**Task to complete**
Would you transcribe the whole listing exactly, minus its pictures?

**Provided records**
.....

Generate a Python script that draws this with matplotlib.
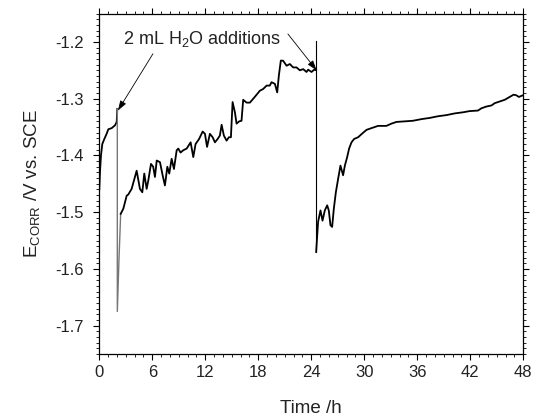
import matplotlib
matplotlib.use("Agg")
import matplotlib.pyplot as plt

plt.rcParams['font.family'] = ['Liberation Sans', 'DejaVu Sans']
plt.rcParams['mathtext.fontset'] = 'custom'
plt.rcParams['mathtext.rm'] = 'Liberation Sans'
plt.rcParams['mathtext.it'] = 'Liberation Sans:italic'

# Segment before first addition
t1 = [0.0, 0.08, 0.19, 0.34, 0.57, 0.83, 1.02, 1.4, 1.78, 1.97, 2.04]
e1 = [-1.46, -1.429, -1.40, -1.38, -1.371, -1.362, -1.354, -1.352, -1.347, -1.341, -1.318]

# Drop after first addition (thin)
t_drop1 = [2.04, 2.04, 2.23, 2.42]
e_drop1 = [-1.318, -1.675, -1.582, -1.503]

# Segment between additions
t2 = [2.42, 2.72, 3.1, 3.28, 3.66, 4.23, 4.6, 4.87, 5.09, 5.36, 5.55, 5.85,
      6.1, 6.3, 6.5, 6.87, 7.17, 7.43, 7.7, 7.92, 8.19, 8.45, 8.76, 8.94,
      9.2, 9.5, 9.89, 10.34, 10.64, 10.9, 11.3, 11.7, 11.96, 12.2, 12.52,
      12.83, 13.09, 13.4, 13.65, 13.85, 14.1, 14.41, 14.67, 14.9, 15.09,
      15.35, 15.54, 15.84, 16.1, 16.29, 16.67, 17.05, 17.6, 18.18, 18.55,
      18.94, 19.3, 19.5, 19.88, 20.14, 20.33, 20.55, 20.8, 21.2, 21.57,
      21.95, 22.33, 22.7, 23.08, 23.46, 23.64, 24.03, 24.32, 24.55]
e2 = [-1.503, -1.494, -1.471, -1.469, -1.459, -1.427, -1.459, -1.465, -1.432,
      -1.459, -1.444, -1.415, -1.42, -1.438, -1.409, -1.412, -1.435, -1.453,
      -1.42, -1.432, -1.406, -1.424, -1.391, -1.388, -1.395, -1.391, -1.388,
      -1.377, -1.403, -1.38, -1.371, -1.358, -1.362, -1.385, -1.362, -1.368,
      -1.377, -1.371, -1.365, -1.346, -1.365, -1.374, -1.368, -1.368, -1.306,
      -1.324, -1.344, -1.34, -1.339, -1.302, -1.307, -1.307, -1.297, -1.286,
      -1.283, -1.277, -1.277, -1.271, -1.274, -1.289, -1.259, -1.233, -1.233,
      -1.242, -1.239, -1.245, -1.245, -1.25, -1.248, -1.253, -1.249, -1.253,
      -1.249, -1.25]

# Vertical marker at second addition
t_mark2 = [24.55, 24.55]
e_mark2 = [-1.198, -1.570]

# Segment after second addition
t3 = [24.55, 24.77, 25.04, 25.27, 25.53, 25.8, 25.98, 26.17, 26.36, 26.55,
      26.78, 27.04, 27.3, 27.6, 27.8, 28.06, 28.28, 28.55, 28.85, 29.3, 29.8,
      30.25, 30.8, 31.56, 32.5, 33.08, 33.65, 34.6, 35.5, 36.5, 37.4, 38.35,
      39.3, 40.24, 41.2, 41.9, 42.87, 43.26, 43.8, 44.4, 44.76, 45.33, 45.9,
      46.46, 46.9, 47.2, 47.5, 47.96]
e3 = [-1.570, -1.517, -1.497, -1.515, -1.497, -1.488, -1.497, -1.523, -1.526,
      -1.494, -1.465, -1.441, -1.418, -1.435, -1.418, -1.403, -1.388, -1.377,
      -1.371, -1.368, -1.361, -1.355, -1.352, -1.348, -1.348, -1.344, -1.341,
      -1.34, -1.339, -1.336, -1.334, -1.331, -1.329, -1.326, -1.324, -1.322,
      -1.321, -1.317, -1.314, -1.312, -1.308, -1.305, -1.302, -1.297, -1.293,
      -1.294, -1.297, -1.294]

xticks = [0, 6, 12, 18, 24, 30, 36, 42, 48]
yticks = [-1.7, -1.6, -1.5, -1.4, -1.3, -1.2]
annot_text = r'2 mL H$_2$O additions'

fig = plt.figure(figsize=(5.33, 4.16), dpi=100)
ax = fig.add_axes([0.1863, 0.149, 0.7955, 0.8185])

ax.plot(t1, e1, color='black', lw=1.3)
ax.plot(t_drop1, e_drop1, color='#777777', lw=1.0)
ax.plot(t2, e2, color='black', lw=1.3)
ax.plot(t_mark2, e_mark2, color='black', lw=0.8)
ax.plot(t3, e3, color='black', lw=1.3)

ax.set_xlim(0, 48)
ax.set_ylim(-1.75, -1.15)
ax.set_xticks(xticks)
ax.set_yticks(yticks)
ax.set_yticklabels([f'{v:.1f}' for v in yticks])
ax.set_xticks(range(0, 49, 1), minor=True)
ax.set_yticks([-1.75 + 0.01 * i for i in range(61)], minor=True)

ax.tick_params(which='major', direction='out', length=4, width=0.8,
               labelsize=12, labelcolor='#222222', top=True, right=True)
ax.tick_params(axis='x', which='major', pad=4)
ax.tick_params(axis='y', which='major', pad=7)
ax.tick_params(which='minor', direction='out', length=2.2, width=0.6,
               top=True, right=True)
for sp in ax.spines.values():
    sp.set_linewidth(0.9)

ax.set_xlabel('Time /h', fontsize=13.5, labelpad=14, color='#222222')
ax.set_ylabel(r'E$_{\rm CORR}$ /V vs. SCE', fontsize=13.5, labelpad=10,
              color='#222222')

ax.text(2.68, -1.195, annot_text, fontsize=13, va='center', ha='left',
        color='#222222')
ax.annotate('', xy=(2.11, -1.321), xytext=(6.07, -1.221),
            arrowprops=dict(arrowstyle='-|>,head_length=0.6,head_width=0.2',
                            lw=0.6, color='black',
                            mutation_scale=10, shrinkA=0, shrinkB=0))
ax.annotate('', xy=(24.6, -1.25), xytext=(21.35, -1.186),
            arrowprops=dict(arrowstyle='-|>,head_length=0.6,head_width=0.2',
                            lw=0.6, color='black',
                            mutation_scale=10, shrinkA=0, shrinkB=0))

fig.savefig('out.png', dpi=100)
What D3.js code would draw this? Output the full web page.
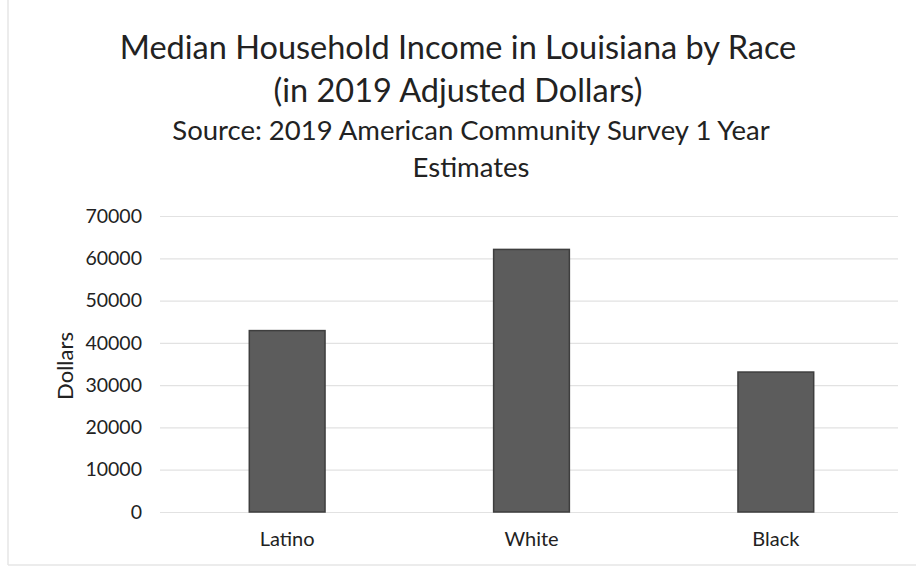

.....

**Exercise solution**
Generate a Python script that draws this with matplotlib.
import matplotlib
matplotlib.use("Agg")
import matplotlib.pyplot as plt

plt.rcParams['font.family'] = ['Liberation Sans', 'DejaVu Sans']
plt.rcParams['mathtext.fontset'] = 'custom'
plt.rcParams['mathtext.rm'] = 'Liberation Sans'
plt.rcParams['mathtext.it'] = 'Liberation Sans:italic'

# Segment before first addition
t1 = [0.0, 0.08, 0.19, 0.34, 0.57, 0.83, 1.02, 1.4, 1.78, 1.97, 2.04]
e1 = [-1.46, -1.429, -1.40, -1.38, -1.371, -1.362, -1.354, -1.352, -1.347, -1.341, -1.318]

# Drop after first addition (thin)
t_drop1 = [2.04, 2.04, 2.23, 2.42]
e_drop1 = [-1.318, -1.675, -1.582, -1.503]

# Segment between additions
t2 = [2.42, 2.72, 3.1, 3.28, 3.66, 4.23, 4.6, 4.87, 5.09, 5.36, 5.55, 5.85,
      6.1, 6.3, 6.5, 6.87, 7.17, 7.43, 7.7, 7.92, 8.19, 8.45, 8.76, 8.94,
      9.2, 9.5, 9.89, 10.34, 10.64, 10.9, 11.3, 11.7, 11.96, 12.2, 12.52,
      12.83, 13.09, 13.4, 13.65, 13.85, 14.1, 14.41, 14.67, 14.9, 15.09,
      15.35, 15.54, 15.84, 16.1, 16.29, 16.67, 17.05, 17.6, 18.18, 18.55,
      18.94, 19.3, 19.5, 19.88, 20.14, 20.33, 20.55, 20.8, 21.2, 21.57,
      21.95, 22.33, 22.7, 23.08, 23.46, 23.64, 24.03, 24.32, 24.55]
e2 = [-1.503, -1.494, -1.471, -1.469, -1.459, -1.427, -1.459, -1.465, -1.432,
      -1.459, -1.444, -1.415, -1.42, -1.438, -1.409, -1.412, -1.435, -1.453,
      -1.42, -1.432, -1.406, -1.424, -1.391, -1.388, -1.395, -1.391, -1.388,
      -1.377, -1.403, -1.38, -1.371, -1.358, -1.362, -1.385, -1.362, -1.368,
      -1.377, -1.371, -1.365, -1.346, -1.365, -1.374, -1.368, -1.368, -1.306,
      -1.324, -1.344, -1.34, -1.339, -1.302, -1.307, -1.307, -1.297, -1.286,
      -1.283, -1.277, -1.277, -1.271, -1.274, -1.289, -1.259, -1.233, -1.233,
      -1.242, -1.239, -1.245, -1.245, -1.25, -1.248, -1.253, -1.249, -1.253,
      -1.249, -1.25]

# Vertical marker at second addition
t_mark2 = [24.55, 24.55]
e_mark2 = [-1.198, -1.570]

# Segment after second addition
t3 = [24.55, 24.77, 25.04, 25.27, 25.53, 25.8, 25.98, 26.17, 26.36, 26.55,
      26.78, 27.04, 27.3, 27.6, 27.8, 28.06, 28.28, 28.55, 28.85, 29.3, 29.8,
      30.25, 30.8, 31.56, 32.5, 33.08, 33.65, 34.6, 35.5, 36.5, 37.4, 38.35,
      39.3, 40.24, 41.2, 41.9, 42.87, 43.26, 43.8, 44.4, 44.76, 45.33, 45.9,
      46.46, 46.9, 47.2, 47.5, 47.96]
e3 = [-1.570, -1.517, -1.497, -1.515, -1.497, -1.488, -1.497, -1.523, -1.526,
      -1.494, -1.465, -1.441, -1.418, -1.435, -1.418, -1.403, -1.388, -1.377,
      -1.371, -1.368, -1.361, -1.355, -1.352, -1.348, -1.348, -1.344, -1.341,
      -1.34, -1.339, -1.336, -1.334, -1.331, -1.329, -1.326, -1.324, -1.322,
      -1.321, -1.317, -1.314, -1.312, -1.308, -1.305, -1.302, -1.297, -1.293,
      -1.294, -1.297, -1.294]

xticks = [0, 6, 12, 18, 24, 30, 36, 42, 48]
yticks = [-1.7, -1.6, -1.5, -1.4, -1.3, -1.2]
annot_text = r'2 mL H$_2$O additions'

fig = plt.figure(figsize=(5.33, 4.16), dpi=100)
ax = fig.add_axes([0.1863, 0.149, 0.7955, 0.8185])

ax.plot(t1, e1, color='black', lw=1.3)
ax.plot(t_drop1, e_drop1, color='#777777', lw=1.0)
ax.plot(t2, e2, color='black', lw=1.3)
ax.plot(t_mark2, e_mark2, color='black', lw=0.8)
ax.plot(t3, e3, color='black', lw=1.3)

ax.set_xlim(0, 48)
ax.set_ylim(-1.75, -1.15)
ax.set_xticks(xticks)
ax.set_yticks(yticks)
ax.set_yticklabels([f'{v:.1f}' for v in yticks])
ax.set_xticks(range(0, 49, 1), minor=True)
ax.set_yticks([-1.75 + 0.01 * i for i in range(61)], minor=True)

ax.tick_params(which='major', direction='out', length=4, width=0.8,
               labelsize=12, labelcolor='#222222', top=True, right=True)
ax.tick_params(axis='x', which='major', pad=4)
ax.tick_params(axis='y', which='major', pad=7)
ax.tick_params(which='minor', direction='out', length=2.2, width=0.6,
               top=True, right=True)
for sp in ax.spines.values():
    sp.set_linewidth(0.9)

ax.set_xlabel('Time /h', fontsize=13.5, labelpad=14, color='#222222')
ax.set_ylabel(r'E$_{\rm CORR}$ /V vs. SCE', fontsize=13.5, labelpad=10,
              color='#222222')

ax.text(2.68, -1.195, annot_text, fontsize=13, va='center', ha='left',
        color='#222222')
ax.annotate('', xy=(2.11, -1.321), xytext=(6.07, -1.221),
            arrowprops=dict(arrowstyle='-|>,head_length=0.6,head_width=0.2',
                            lw=0.6, color='black',
                            mutation_scale=10, shrinkA=0, shrinkB=0))
ax.annotate('', xy=(24.6, -1.25), xytext=(21.35, -1.186),
            arrowprops=dict(arrowstyle='-|>,head_length=0.6,head_width=0.2',
                            lw=0.6, color='black',
                            mutation_scale=10, shrinkA=0, shrinkB=0))

fig.savefig('out.png', dpi=100)
What D3.js code would draw this? Output the full web page.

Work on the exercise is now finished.